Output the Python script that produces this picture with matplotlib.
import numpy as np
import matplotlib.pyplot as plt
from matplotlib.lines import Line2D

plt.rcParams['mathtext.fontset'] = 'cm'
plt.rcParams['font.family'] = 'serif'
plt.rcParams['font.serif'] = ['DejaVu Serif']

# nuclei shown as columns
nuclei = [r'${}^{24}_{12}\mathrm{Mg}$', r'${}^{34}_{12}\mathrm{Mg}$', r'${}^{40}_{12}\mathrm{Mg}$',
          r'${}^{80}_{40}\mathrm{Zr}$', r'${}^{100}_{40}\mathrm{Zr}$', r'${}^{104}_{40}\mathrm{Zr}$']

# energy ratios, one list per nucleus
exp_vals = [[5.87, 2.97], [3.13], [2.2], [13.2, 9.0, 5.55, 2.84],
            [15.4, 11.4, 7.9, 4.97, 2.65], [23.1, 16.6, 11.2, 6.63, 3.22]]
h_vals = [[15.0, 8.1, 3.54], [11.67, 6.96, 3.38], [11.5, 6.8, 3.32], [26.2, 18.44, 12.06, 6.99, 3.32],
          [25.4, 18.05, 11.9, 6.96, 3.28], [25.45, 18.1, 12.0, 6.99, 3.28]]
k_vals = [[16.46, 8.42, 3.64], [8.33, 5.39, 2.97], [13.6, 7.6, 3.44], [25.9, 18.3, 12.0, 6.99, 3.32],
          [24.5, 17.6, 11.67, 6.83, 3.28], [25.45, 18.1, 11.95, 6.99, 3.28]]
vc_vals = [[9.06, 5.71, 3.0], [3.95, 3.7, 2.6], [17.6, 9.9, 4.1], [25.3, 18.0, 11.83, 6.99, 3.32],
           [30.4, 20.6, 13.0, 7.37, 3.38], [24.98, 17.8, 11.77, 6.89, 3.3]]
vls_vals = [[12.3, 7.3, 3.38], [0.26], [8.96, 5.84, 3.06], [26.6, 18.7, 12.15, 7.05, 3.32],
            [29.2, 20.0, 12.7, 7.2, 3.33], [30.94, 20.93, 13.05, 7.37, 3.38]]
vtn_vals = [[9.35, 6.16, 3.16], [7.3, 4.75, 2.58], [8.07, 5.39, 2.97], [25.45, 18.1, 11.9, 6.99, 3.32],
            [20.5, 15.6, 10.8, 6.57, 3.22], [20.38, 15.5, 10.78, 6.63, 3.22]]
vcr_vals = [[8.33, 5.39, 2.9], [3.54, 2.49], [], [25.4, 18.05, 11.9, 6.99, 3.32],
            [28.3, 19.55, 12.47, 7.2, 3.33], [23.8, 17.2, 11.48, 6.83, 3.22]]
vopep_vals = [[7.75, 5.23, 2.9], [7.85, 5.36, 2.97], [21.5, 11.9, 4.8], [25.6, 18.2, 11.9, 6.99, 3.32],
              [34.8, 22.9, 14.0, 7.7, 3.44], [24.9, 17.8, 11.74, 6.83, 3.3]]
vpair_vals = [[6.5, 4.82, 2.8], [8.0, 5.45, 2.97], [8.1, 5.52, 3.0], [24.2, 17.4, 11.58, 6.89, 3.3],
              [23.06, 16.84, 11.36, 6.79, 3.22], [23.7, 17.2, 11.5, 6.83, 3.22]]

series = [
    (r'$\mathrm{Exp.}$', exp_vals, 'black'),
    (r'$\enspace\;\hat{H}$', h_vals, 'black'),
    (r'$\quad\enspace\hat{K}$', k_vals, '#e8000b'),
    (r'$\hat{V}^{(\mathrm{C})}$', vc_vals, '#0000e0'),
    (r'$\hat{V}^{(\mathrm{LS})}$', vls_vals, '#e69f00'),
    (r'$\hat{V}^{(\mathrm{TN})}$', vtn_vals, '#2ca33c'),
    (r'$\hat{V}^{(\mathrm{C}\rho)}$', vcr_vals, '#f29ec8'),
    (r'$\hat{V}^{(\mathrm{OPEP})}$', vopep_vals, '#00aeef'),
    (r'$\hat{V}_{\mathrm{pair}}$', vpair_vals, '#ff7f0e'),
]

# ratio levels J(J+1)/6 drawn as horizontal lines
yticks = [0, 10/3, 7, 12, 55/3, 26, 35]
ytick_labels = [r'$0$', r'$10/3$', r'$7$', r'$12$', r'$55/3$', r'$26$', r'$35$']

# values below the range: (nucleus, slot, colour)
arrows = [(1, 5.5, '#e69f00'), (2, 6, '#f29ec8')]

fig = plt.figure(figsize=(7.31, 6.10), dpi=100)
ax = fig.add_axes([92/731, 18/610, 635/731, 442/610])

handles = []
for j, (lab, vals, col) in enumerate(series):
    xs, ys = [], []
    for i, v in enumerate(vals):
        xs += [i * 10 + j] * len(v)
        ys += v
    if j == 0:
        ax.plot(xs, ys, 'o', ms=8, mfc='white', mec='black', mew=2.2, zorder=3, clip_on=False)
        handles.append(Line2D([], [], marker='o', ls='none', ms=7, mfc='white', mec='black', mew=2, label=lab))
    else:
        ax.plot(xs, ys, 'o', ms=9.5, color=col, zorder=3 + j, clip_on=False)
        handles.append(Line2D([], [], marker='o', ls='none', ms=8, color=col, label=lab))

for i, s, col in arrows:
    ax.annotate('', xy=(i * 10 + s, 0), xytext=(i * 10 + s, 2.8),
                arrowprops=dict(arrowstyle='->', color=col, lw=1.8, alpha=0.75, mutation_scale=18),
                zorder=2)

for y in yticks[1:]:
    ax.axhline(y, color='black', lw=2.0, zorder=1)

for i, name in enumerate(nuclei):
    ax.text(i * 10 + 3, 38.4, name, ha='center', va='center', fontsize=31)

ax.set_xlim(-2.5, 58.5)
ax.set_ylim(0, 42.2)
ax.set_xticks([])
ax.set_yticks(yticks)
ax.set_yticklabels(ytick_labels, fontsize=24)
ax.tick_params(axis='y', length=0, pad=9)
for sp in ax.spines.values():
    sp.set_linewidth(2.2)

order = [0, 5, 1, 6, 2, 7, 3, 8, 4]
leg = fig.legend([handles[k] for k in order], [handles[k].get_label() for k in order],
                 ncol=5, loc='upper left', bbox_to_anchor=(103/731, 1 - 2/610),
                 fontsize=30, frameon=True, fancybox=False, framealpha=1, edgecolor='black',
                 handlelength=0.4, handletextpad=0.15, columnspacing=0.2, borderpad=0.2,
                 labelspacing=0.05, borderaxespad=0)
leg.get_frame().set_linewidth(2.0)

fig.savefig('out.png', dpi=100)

→ **STATED GOAL**
Retype the material in full. Each word must match.

→ **RESPONSE TO THIS EXERCISE**
Output the Python script that produces this picture with matplotlib.
import numpy as np
import matplotlib.pyplot as plt
from matplotlib.lines import Line2D

plt.rcParams['mathtext.fontset'] = 'cm'
plt.rcParams['font.family'] = 'serif'
plt.rcParams['font.serif'] = ['DejaVu Serif']

# nuclei shown as columns
nuclei = [r'${}^{24}_{12}\mathrm{Mg}$', r'${}^{34}_{12}\mathrm{Mg}$', r'${}^{40}_{12}\mathrm{Mg}$',
          r'${}^{80}_{40}\mathrm{Zr}$', r'${}^{100}_{40}\mathrm{Zr}$', r'${}^{104}_{40}\mathrm{Zr}$']

# energy ratios, one list per nucleus
exp_vals = [[5.87, 2.97], [3.13], [2.2], [13.2, 9.0, 5.55, 2.84],
            [15.4, 11.4, 7.9, 4.97, 2.65], [23.1, 16.6, 11.2, 6.63, 3.22]]
h_vals = [[15.0, 8.1, 3.54], [11.67, 6.96, 3.38], [11.5, 6.8, 3.32], [26.2, 18.44, 12.06, 6.99, 3.32],
          [25.4, 18.05, 11.9, 6.96, 3.28], [25.45, 18.1, 12.0, 6.99, 3.28]]
k_vals = [[16.46, 8.42, 3.64], [8.33, 5.39, 2.97], [13.6, 7.6, 3.44], [25.9, 18.3, 12.0, 6.99, 3.32],
          [24.5, 17.6, 11.67, 6.83, 3.28], [25.45, 18.1, 11.95, 6.99, 3.28]]
vc_vals = [[9.06, 5.71, 3.0], [3.95, 3.7, 2.6], [17.6, 9.9, 4.1], [25.3, 18.0, 11.83, 6.99, 3.32],
           [30.4, 20.6, 13.0, 7.37, 3.38], [24.98, 17.8, 11.77, 6.89, 3.3]]
vls_vals = [[12.3, 7.3, 3.38], [0.26], [8.96, 5.84, 3.06], [26.6, 18.7, 12.15, 7.05, 3.32],
            [29.2, 20.0, 12.7, 7.2, 3.33], [30.94, 20.93, 13.05, 7.37, 3.38]]
vtn_vals = [[9.35, 6.16, 3.16], [7.3, 4.75, 2.58], [8.07, 5.39, 2.97], [25.45, 18.1, 11.9, 6.99, 3.32],
            [20.5, 15.6, 10.8, 6.57, 3.22], [20.38, 15.5, 10.78, 6.63, 3.22]]
vcr_vals = [[8.33, 5.39, 2.9], [3.54, 2.49], [], [25.4, 18.05, 11.9, 6.99, 3.32],
            [28.3, 19.55, 12.47, 7.2, 3.33], [23.8, 17.2, 11.48, 6.83, 3.22]]
vopep_vals = [[7.75, 5.23, 2.9], [7.85, 5.36, 2.97], [21.5, 11.9, 4.8], [25.6, 18.2, 11.9, 6.99, 3.32],
              [34.8, 22.9, 14.0, 7.7, 3.44], [24.9, 17.8, 11.74, 6.83, 3.3]]
vpair_vals = [[6.5, 4.82, 2.8], [8.0, 5.45, 2.97], [8.1, 5.52, 3.0], [24.2, 17.4, 11.58, 6.89, 3.3],
              [23.06, 16.84, 11.36, 6.79, 3.22], [23.7, 17.2, 11.5, 6.83, 3.22]]

series = [
    (r'$\mathrm{Exp.}$', exp_vals, 'black'),
    (r'$\enspace\;\hat{H}$', h_vals, 'black'),
    (r'$\quad\enspace\hat{K}$', k_vals, '#e8000b'),
    (r'$\hat{V}^{(\mathrm{C})}$', vc_vals, '#0000e0'),
    (r'$\hat{V}^{(\mathrm{LS})}$', vls_vals, '#e69f00'),
    (r'$\hat{V}^{(\mathrm{TN})}$', vtn_vals, '#2ca33c'),
    (r'$\hat{V}^{(\mathrm{C}\rho)}$', vcr_vals, '#f29ec8'),
    (r'$\hat{V}^{(\mathrm{OPEP})}$', vopep_vals, '#00aeef'),
    (r'$\hat{V}_{\mathrm{pair}}$', vpair_vals, '#ff7f0e'),
]

# ratio levels J(J+1)/6 drawn as horizontal lines
yticks = [0, 10/3, 7, 12, 55/3, 26, 35]
ytick_labels = [r'$0$', r'$10/3$', r'$7$', r'$12$', r'$55/3$', r'$26$', r'$35$']

# values below the range: (nucleus, slot, colour)
arrows = [(1, 5.5, '#e69f00'), (2, 6, '#f29ec8')]

fig = plt.figure(figsize=(7.31, 6.10), dpi=100)
ax = fig.add_axes([92/731, 18/610, 635/731, 442/610])

handles = []
for j, (lab, vals, col) in enumerate(series):
    xs, ys = [], []
    for i, v in enumerate(vals):
        xs += [i * 10 + j] * len(v)
        ys += v
    if j == 0:
        ax.plot(xs, ys, 'o', ms=8, mfc='white', mec='black', mew=2.2, zorder=3, clip_on=False)
        handles.append(Line2D([], [], marker='o', ls='none', ms=7, mfc='white', mec='black', mew=2, label=lab))
    else:
        ax.plot(xs, ys, 'o', ms=9.5, color=col, zorder=3 + j, clip_on=False)
        handles.append(Line2D([], [], marker='o', ls='none', ms=8, color=col, label=lab))

for i, s, col in arrows:
    ax.annotate('', xy=(i * 10 + s, 0), xytext=(i * 10 + s, 2.8),
                arrowprops=dict(arrowstyle='->', color=col, lw=1.8, alpha=0.75, mutation_scale=18),
                zorder=2)

for y in yticks[1:]:
    ax.axhline(y, color='black', lw=2.0, zorder=1)

for i, name in enumerate(nuclei):
    ax.text(i * 10 + 3, 38.4, name, ha='center', va='center', fontsize=31)

ax.set_xlim(-2.5, 58.5)
ax.set_ylim(0, 42.2)
ax.set_xticks([])
ax.set_yticks(yticks)
ax.set_yticklabels(ytick_labels, fontsize=24)
ax.tick_params(axis='y', length=0, pad=9)
for sp in ax.spines.values():
    sp.set_linewidth(2.2)

order = [0, 5, 1, 6, 2, 7, 3, 8, 4]
leg = fig.legend([handles[k] for k in order], [handles[k].get_label() for k in order],
                 ncol=5, loc='upper left', bbox_to_anchor=(103/731, 1 - 2/610),
                 fontsize=30, frameon=True, fancybox=False, framealpha=1, edgecolor='black',
                 handlelength=0.4, handletextpad=0.15, columnspacing=0.2, borderpad=0.2,
                 labelspacing=0.05, borderaxespad=0)
leg.get_frame().set_linewidth(2.0)

fig.savefig('out.png', dpi=100)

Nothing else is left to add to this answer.